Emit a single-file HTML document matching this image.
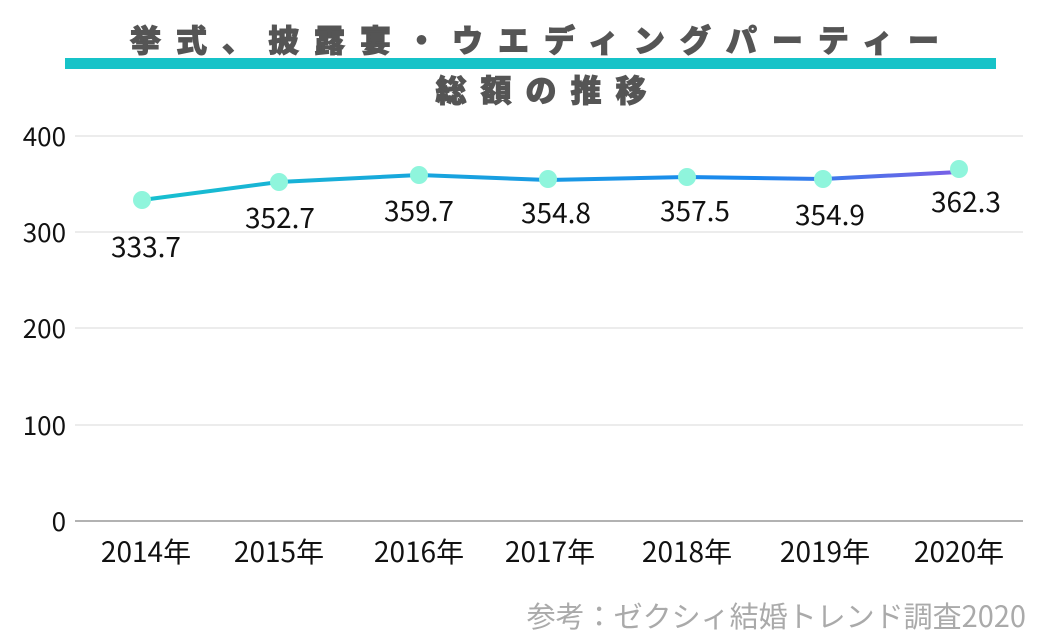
<!DOCTYPE html>
<html><head><meta charset="utf-8"><style>
html,body{margin:0;padding:0;background:#fff;}
svg{display:block;font-family:"Noto Sans CJK JP","Liberation Sans",sans-serif;}
</style></head><body>
<svg width="1040" height="642" viewBox="0 0 1040 642" xmlns="http://www.w3.org/2000/svg">
<defs><linearGradient id="g" x1="142" y1="0" x2="959" y2="0" gradientUnits="userSpaceOnUse">
<stop offset="0" stop-color="#17c0cf"/><stop offset="0.75" stop-color="#1a86ee"/><stop offset="1" stop-color="#7b5fe6"/></linearGradient></defs>
<text x="542" y="52" text-anchor="middle" font-size="31" font-weight="900" fill="#555" stroke="#555" stroke-width="1" letter-spacing="15">挙式、披露宴・ウエディングパーティー</text>
<rect x="65" y="58" width="931" height="11" fill="#17c3c8"/>
<text x="548" y="102" text-anchor="middle" font-size="31" font-weight="900" fill="#555" stroke="#555" stroke-width="1" letter-spacing="14">総額の推移</text>
<g stroke="#d9d9d9" stroke-width="1">
<line x1="75" y1="136" x2="1023" y2="136"/><line x1="75" y1="232" x2="1023" y2="232"/>
<line x1="75" y1="328" x2="1023" y2="328"/><line x1="75" y1="425" x2="1023" y2="425"/>
</g>
<line x1="75" y1="521" x2="1023" y2="521" stroke="#999" stroke-width="1.5"/>
<g font-size="26" fill="#111" text-anchor="end">
<text x="66" y="146">400</text><text x="66" y="242">300</text><text x="66" y="338">200</text><text x="66" y="435">100</text><text x="66" y="531">0</text>
</g>
<polyline fill="none" stroke="url(#g)" stroke-width="4" points="142,200 279,182 419,175 548,180 687,177 823,179 959,172"/>
<g fill="#8ff5dc">
<circle cx="142" cy="200" r="9"/><circle cx="279" cy="182" r="9"/><circle cx="419" cy="175" r="9"/><circle cx="548" cy="179" r="9"/><circle cx="687" cy="177" r="9"/><circle cx="823" cy="179" r="9"/><circle cx="959" cy="169" r="9"/>
</g>
<g font-size="28" fill="#111" text-anchor="middle">
<text x="146" y="257">333.7</text><text x="280" y="228">352.7</text><text x="419" y="221">359.7</text><text x="556" y="223">354.8</text><text x="695" y="221">357.5</text><text x="830" y="225">354.9</text><text x="966" y="212">362.3</text>
</g>
<g font-size="28" fill="#111" text-anchor="middle">
<text x="146" y="562">2014年</text><text x="279" y="562">2015年</text><text x="419" y="562">2016年</text><text x="550" y="562">2017年</text><text x="687" y="562">2018年</text><text x="825" y="562">2019年</text><text x="959" y="562">2020年</text>
</g>
<text x="1026" y="627" text-anchor="end" font-size="29" fill="#aaa">参考：ゼクシィ結婚トレンド調査2020</text>
</svg>
</body></html>
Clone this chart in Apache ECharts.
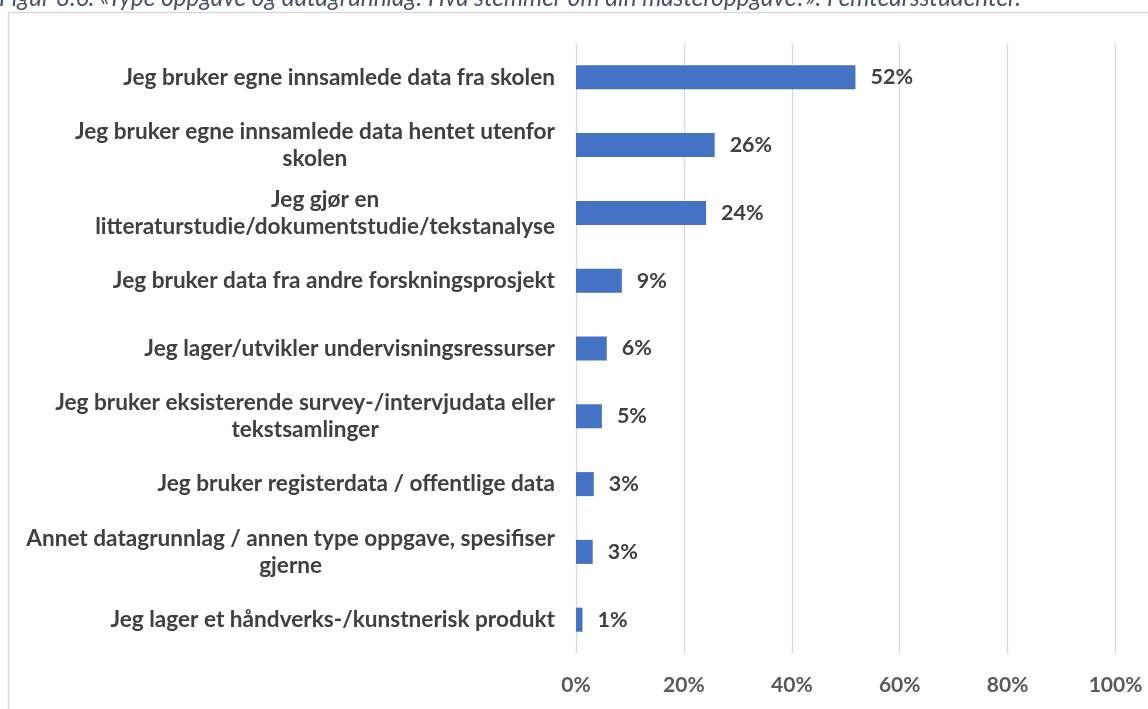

==*==

Leave the pictures out and copy the rest of the data exactly.

Emit a single-file HTML document matching this image.
<!DOCTYPE html>
<html><head><meta charset="utf-8"><style>
html,body{margin:0;padding:0;background:#fff;}
svg{display:block;font-family:"Noto Sans CJK JP","Liberation Sans",sans-serif;}
</style></head><body>
<svg width="1040" height="642" viewBox="0 0 1040 642" xmlns="http://www.w3.org/2000/svg">
<defs><linearGradient id="g" x1="142" y1="0" x2="959" y2="0" gradientUnits="userSpaceOnUse">
<stop offset="0" stop-color="#17c0cf"/><stop offset="0.75" stop-color="#1a86ee"/><stop offset="1" stop-color="#7b5fe6"/></linearGradient></defs>
<text x="542" y="52" text-anchor="middle" font-size="31" font-weight="900" fill="#555" stroke="#555" stroke-width="1" letter-spacing="15">挙式、披露宴・ウエディングパーティー</text>
<rect x="65" y="58" width="931" height="11" fill="#17c3c8"/>
<text x="548" y="102" text-anchor="middle" font-size="31" font-weight="900" fill="#555" stroke="#555" stroke-width="1" letter-spacing="14">総額の推移</text>
<g stroke="#d9d9d9" stroke-width="1">
<line x1="75" y1="136" x2="1023" y2="136"/><line x1="75" y1="232" x2="1023" y2="232"/>
<line x1="75" y1="328" x2="1023" y2="328"/><line x1="75" y1="425" x2="1023" y2="425"/>
</g>
<line x1="75" y1="521" x2="1023" y2="521" stroke="#999" stroke-width="1.5"/>
<g font-size="26" fill="#111" text-anchor="end">
<text x="66" y="146">400</text><text x="66" y="242">300</text><text x="66" y="338">200</text><text x="66" y="435">100</text><text x="66" y="531">0</text>
</g>
<polyline fill="none" stroke="url(#g)" stroke-width="4" points="142,200 279,182 419,175 548,180 687,177 823,179 959,172"/>
<g fill="#8ff5dc">
<circle cx="142" cy="200" r="9"/><circle cx="279" cy="182" r="9"/><circle cx="419" cy="175" r="9"/><circle cx="548" cy="179" r="9"/><circle cx="687" cy="177" r="9"/><circle cx="823" cy="179" r="9"/><circle cx="959" cy="169" r="9"/>
</g>
<g font-size="28" fill="#111" text-anchor="middle">
<text x="146" y="257">333.7</text><text x="280" y="228">352.7</text><text x="419" y="221">359.7</text><text x="556" y="223">354.8</text><text x="695" y="221">357.5</text><text x="830" y="225">354.9</text><text x="966" y="212">362.3</text>
</g>
<g font-size="28" fill="#111" text-anchor="middle">
<text x="146" y="562">2014年</text><text x="279" y="562">2015年</text><text x="419" y="562">2016年</text><text x="550" y="562">2017年</text><text x="687" y="562">2018年</text><text x="825" y="562">2019年</text><text x="959" y="562">2020年</text>
</g>
<text x="1026" y="627" text-anchor="end" font-size="29" fill="#aaa">参考：ゼクシィ結婚トレンド調査2020</text>
</svg>
</body></html>
Clone this chart in Apache ECharts.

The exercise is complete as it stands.